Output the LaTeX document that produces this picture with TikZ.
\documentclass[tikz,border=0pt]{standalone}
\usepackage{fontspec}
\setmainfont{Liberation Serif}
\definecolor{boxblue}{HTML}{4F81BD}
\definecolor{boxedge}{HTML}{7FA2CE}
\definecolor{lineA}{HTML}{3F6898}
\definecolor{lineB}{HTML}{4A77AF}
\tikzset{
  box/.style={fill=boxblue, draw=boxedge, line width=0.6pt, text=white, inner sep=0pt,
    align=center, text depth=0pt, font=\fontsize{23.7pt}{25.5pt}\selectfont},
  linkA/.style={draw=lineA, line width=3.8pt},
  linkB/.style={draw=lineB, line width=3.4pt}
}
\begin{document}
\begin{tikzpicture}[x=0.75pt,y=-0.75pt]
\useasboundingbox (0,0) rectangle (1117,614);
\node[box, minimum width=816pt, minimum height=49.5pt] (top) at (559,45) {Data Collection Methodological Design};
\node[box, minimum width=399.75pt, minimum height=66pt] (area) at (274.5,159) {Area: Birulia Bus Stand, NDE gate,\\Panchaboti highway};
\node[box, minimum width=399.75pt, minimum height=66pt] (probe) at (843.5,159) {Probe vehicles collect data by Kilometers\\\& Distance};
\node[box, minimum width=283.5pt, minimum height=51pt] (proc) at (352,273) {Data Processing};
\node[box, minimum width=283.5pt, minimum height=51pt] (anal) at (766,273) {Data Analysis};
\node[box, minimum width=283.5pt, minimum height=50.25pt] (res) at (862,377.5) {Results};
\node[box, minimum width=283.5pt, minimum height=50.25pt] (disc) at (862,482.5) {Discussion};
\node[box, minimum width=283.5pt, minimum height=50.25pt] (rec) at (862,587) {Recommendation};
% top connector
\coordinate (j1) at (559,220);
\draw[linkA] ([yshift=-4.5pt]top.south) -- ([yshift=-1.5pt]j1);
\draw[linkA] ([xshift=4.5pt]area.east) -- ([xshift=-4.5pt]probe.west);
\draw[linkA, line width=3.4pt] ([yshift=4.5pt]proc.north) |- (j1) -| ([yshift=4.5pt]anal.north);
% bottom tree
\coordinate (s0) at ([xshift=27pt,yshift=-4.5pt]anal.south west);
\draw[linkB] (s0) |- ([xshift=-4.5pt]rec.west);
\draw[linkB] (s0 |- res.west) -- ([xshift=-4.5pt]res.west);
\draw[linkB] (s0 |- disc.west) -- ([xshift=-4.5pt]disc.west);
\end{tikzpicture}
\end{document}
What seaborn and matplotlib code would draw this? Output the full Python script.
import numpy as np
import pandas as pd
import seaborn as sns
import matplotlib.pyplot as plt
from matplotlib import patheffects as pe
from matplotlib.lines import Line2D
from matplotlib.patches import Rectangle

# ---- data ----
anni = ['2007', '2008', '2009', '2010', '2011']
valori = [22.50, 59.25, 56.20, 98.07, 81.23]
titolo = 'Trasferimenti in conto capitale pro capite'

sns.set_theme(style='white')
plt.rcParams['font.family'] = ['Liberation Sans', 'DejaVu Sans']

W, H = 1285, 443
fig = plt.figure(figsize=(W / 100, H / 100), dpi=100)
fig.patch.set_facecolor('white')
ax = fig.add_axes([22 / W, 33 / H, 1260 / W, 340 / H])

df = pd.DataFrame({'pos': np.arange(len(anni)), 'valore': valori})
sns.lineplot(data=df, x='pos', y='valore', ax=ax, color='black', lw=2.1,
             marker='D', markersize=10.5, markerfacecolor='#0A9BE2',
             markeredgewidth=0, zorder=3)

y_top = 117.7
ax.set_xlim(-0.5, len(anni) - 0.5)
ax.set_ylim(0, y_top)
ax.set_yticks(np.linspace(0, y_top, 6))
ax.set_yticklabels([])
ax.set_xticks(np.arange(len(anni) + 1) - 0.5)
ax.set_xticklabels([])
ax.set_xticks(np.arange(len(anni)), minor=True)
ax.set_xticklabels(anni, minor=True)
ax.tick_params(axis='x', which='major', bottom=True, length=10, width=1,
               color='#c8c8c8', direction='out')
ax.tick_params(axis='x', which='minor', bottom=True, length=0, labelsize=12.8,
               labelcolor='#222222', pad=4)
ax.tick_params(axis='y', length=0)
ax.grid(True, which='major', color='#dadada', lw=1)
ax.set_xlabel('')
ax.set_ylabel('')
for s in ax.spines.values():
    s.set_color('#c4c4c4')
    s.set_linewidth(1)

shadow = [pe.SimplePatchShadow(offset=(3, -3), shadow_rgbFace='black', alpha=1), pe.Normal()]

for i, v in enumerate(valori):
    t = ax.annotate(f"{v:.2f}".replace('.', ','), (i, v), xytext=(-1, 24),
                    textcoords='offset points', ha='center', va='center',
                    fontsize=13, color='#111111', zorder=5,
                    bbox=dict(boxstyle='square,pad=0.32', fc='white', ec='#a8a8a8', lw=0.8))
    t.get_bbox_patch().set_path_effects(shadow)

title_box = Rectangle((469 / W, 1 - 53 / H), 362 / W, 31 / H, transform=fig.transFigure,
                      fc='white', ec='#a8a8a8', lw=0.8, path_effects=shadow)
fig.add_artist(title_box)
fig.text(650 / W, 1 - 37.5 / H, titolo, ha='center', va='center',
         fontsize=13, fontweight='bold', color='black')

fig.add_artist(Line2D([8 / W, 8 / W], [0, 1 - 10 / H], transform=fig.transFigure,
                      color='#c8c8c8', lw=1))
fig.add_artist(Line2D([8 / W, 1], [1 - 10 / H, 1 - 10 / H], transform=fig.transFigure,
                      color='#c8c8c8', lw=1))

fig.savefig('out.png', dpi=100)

◆ ◆ ◆ ◆

Transcribe the full listing above without leaving anything out.

Output the LaTeX document that produces this picture with TikZ.
\documentclass[tikz,border=0pt]{standalone}
\usepackage{fontspec}
\setmainfont{Liberation Serif}
\definecolor{boxblue}{HTML}{4F81BD}
\definecolor{boxedge}{HTML}{7FA2CE}
\definecolor{lineA}{HTML}{3F6898}
\definecolor{lineB}{HTML}{4A77AF}
\tikzset{
  box/.style={fill=boxblue, draw=boxedge, line width=0.6pt, text=white, inner sep=0pt,
    align=center, text depth=0pt, font=\fontsize{23.7pt}{25.5pt}\selectfont},
  linkA/.style={draw=lineA, line width=3.8pt},
  linkB/.style={draw=lineB, line width=3.4pt}
}
\begin{document}
\begin{tikzpicture}[x=0.75pt,y=-0.75pt]
\useasboundingbox (0,0) rectangle (1117,614);
\node[box, minimum width=816pt, minimum height=49.5pt] (top) at (559,45) {Data Collection Methodological Design};
\node[box, minimum width=399.75pt, minimum height=66pt] (area) at (274.5,159) {Area: Birulia Bus Stand, NDE gate,\\Panchaboti highway};
\node[box, minimum width=399.75pt, minimum height=66pt] (probe) at (843.5,159) {Probe vehicles collect data by Kilometers\\\& Distance};
\node[box, minimum width=283.5pt, minimum height=51pt] (proc) at (352,273) {Data Processing};
\node[box, minimum width=283.5pt, minimum height=51pt] (anal) at (766,273) {Data Analysis};
\node[box, minimum width=283.5pt, minimum height=50.25pt] (res) at (862,377.5) {Results};
\node[box, minimum width=283.5pt, minimum height=50.25pt] (disc) at (862,482.5) {Discussion};
\node[box, minimum width=283.5pt, minimum height=50.25pt] (rec) at (862,587) {Recommendation};
% top connector
\coordinate (j1) at (559,220);
\draw[linkA] ([yshift=-4.5pt]top.south) -- ([yshift=-1.5pt]j1);
\draw[linkA] ([xshift=4.5pt]area.east) -- ([xshift=-4.5pt]probe.west);
\draw[linkA, line width=3.4pt] ([yshift=4.5pt]proc.north) |- (j1) -| ([yshift=4.5pt]anal.north);
% bottom tree
\coordinate (s0) at ([xshift=27pt,yshift=-4.5pt]anal.south west);
\draw[linkB] (s0) |- ([xshift=-4.5pt]rec.west);
\draw[linkB] (s0 |- res.west) -- ([xshift=-4.5pt]res.west);
\draw[linkB] (s0 |- disc.west) -- ([xshift=-4.5pt]disc.west);
\end{tikzpicture}
\end{document}
What seaborn and matplotlib code would draw this? Output the full Python script.
import numpy as np
import pandas as pd
import seaborn as sns
import matplotlib.pyplot as plt
from matplotlib import patheffects as pe
from matplotlib.lines import Line2D
from matplotlib.patches import Rectangle

# ---- data ----
anni = ['2007', '2008', '2009', '2010', '2011']
valori = [22.50, 59.25, 56.20, 98.07, 81.23]
titolo = 'Trasferimenti in conto capitale pro capite'

sns.set_theme(style='white')
plt.rcParams['font.family'] = ['Liberation Sans', 'DejaVu Sans']

W, H = 1285, 443
fig = plt.figure(figsize=(W / 100, H / 100), dpi=100)
fig.patch.set_facecolor('white')
ax = fig.add_axes([22 / W, 33 / H, 1260 / W, 340 / H])

df = pd.DataFrame({'pos': np.arange(len(anni)), 'valore': valori})
sns.lineplot(data=df, x='pos', y='valore', ax=ax, color='black', lw=2.1,
             marker='D', markersize=10.5, markerfacecolor='#0A9BE2',
             markeredgewidth=0, zorder=3)

y_top = 117.7
ax.set_xlim(-0.5, len(anni) - 0.5)
ax.set_ylim(0, y_top)
ax.set_yticks(np.linspace(0, y_top, 6))
ax.set_yticklabels([])
ax.set_xticks(np.arange(len(anni) + 1) - 0.5)
ax.set_xticklabels([])
ax.set_xticks(np.arange(len(anni)), minor=True)
ax.set_xticklabels(anni, minor=True)
ax.tick_params(axis='x', which='major', bottom=True, length=10, width=1,
               color='#c8c8c8', direction='out')
ax.tick_params(axis='x', which='minor', bottom=True, length=0, labelsize=12.8,
               labelcolor='#222222', pad=4)
ax.tick_params(axis='y', length=0)
ax.grid(True, which='major', color='#dadada', lw=1)
ax.set_xlabel('')
ax.set_ylabel('')
for s in ax.spines.values():
    s.set_color('#c4c4c4')
    s.set_linewidth(1)

shadow = [pe.SimplePatchShadow(offset=(3, -3), shadow_rgbFace='black', alpha=1), pe.Normal()]

for i, v in enumerate(valori):
    t = ax.annotate(f"{v:.2f}".replace('.', ','), (i, v), xytext=(-1, 24),
                    textcoords='offset points', ha='center', va='center',
                    fontsize=13, color='#111111', zorder=5,
                    bbox=dict(boxstyle='square,pad=0.32', fc='white', ec='#a8a8a8', lw=0.8))
    t.get_bbox_patch().set_path_effects(shadow)

title_box = Rectangle((469 / W, 1 - 53 / H), 362 / W, 31 / H, transform=fig.transFigure,
                      fc='white', ec='#a8a8a8', lw=0.8, path_effects=shadow)
fig.add_artist(title_box)
fig.text(650 / W, 1 - 37.5 / H, titolo, ha='center', va='center',
         fontsize=13, fontweight='bold', color='black')

fig.add_artist(Line2D([8 / W, 8 / W], [0, 1 - 10 / H], transform=fig.transFigure,
                      color='#c8c8c8', lw=1))
fig.add_artist(Line2D([8 / W, 1], [1 - 10 / H, 1 - 10 / H], transform=fig.transFigure,
                      color='#c8c8c8', lw=1))

fig.savefig('out.png', dpi=100)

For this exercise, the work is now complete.